Akili Smith (#3, 1999): He probably had no business being selected with the third overall pick in ’99 but Cincinnati went ahead and drafted Akili Smith anyway, undeterred by the 12 he scored the first time he took the Wonderlic. The combination of raw skills, low IQ and the poor organization that drafted Smith proved lethal. Smith threw five touchdown passes in his four years with the Bengals. As it turned out, they’d spent a top-three pick on a guy who probably wouldn’t have been even a serviceable NFL quarterback under any circumstance.     

Jamarcus Russell (#1, 2007): Even by latter-day Raider standards this pick was a disaster. Physically, mechanically and otherwise, Russell never came close to justifying his selection. In three seasons in black-and-silver the former LSU star completed 52.1 percent of his passes, threw 18 touchdowns and 23 interceptions and amassed a rating of 65.2. A multitude of on and off-the-field problems washed him out of football before his 25th birthday.

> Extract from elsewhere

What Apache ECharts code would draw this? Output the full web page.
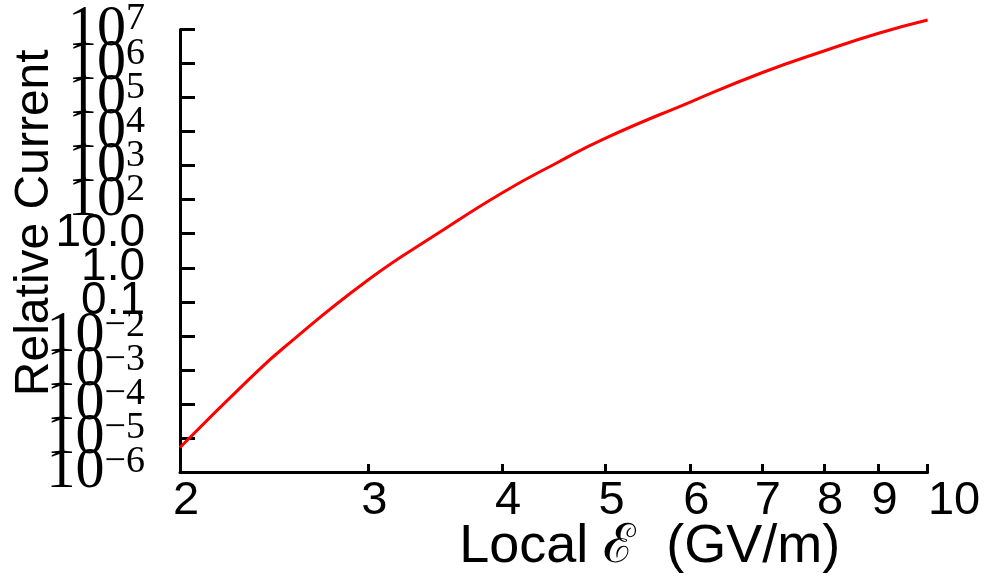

                                                                                          *****

By my count there are a total of sixteen quarterbacks in the Best-of-the-Best, Outstanding and Solid Categories and fifteen in the Cipher, Underachiever and Bust category. So there’s a slightly better than 50 percent chance that a team which drafts a quarterback in the top five will get some kind of positive return on its investment.

Is that really a lower percentage than for, say, offensive tackles? It’s hard to say without doing a similar survey of that position. But for all the talk about how taking a tackle is the “safer” strategy there have been a number of high-profile busts at that position as well: Jason Smith, Robert Gallery, Tony Mandarich and Chris Ward, as well as several others (Antone Davis, Charles McRae, Brian Jozwiak) taken just outside the top five.

This year the Browns may have an opportunity to spend a top-five pick on a quarterback, likely Baylor’s Robert Griffin III. Hopefully they won’t be dissuaded by the “bust rate” at the position and will go get their franchise guy if he’s available. Maybe the Browns can’t afford to fail; but they also can’t be afraid to fail.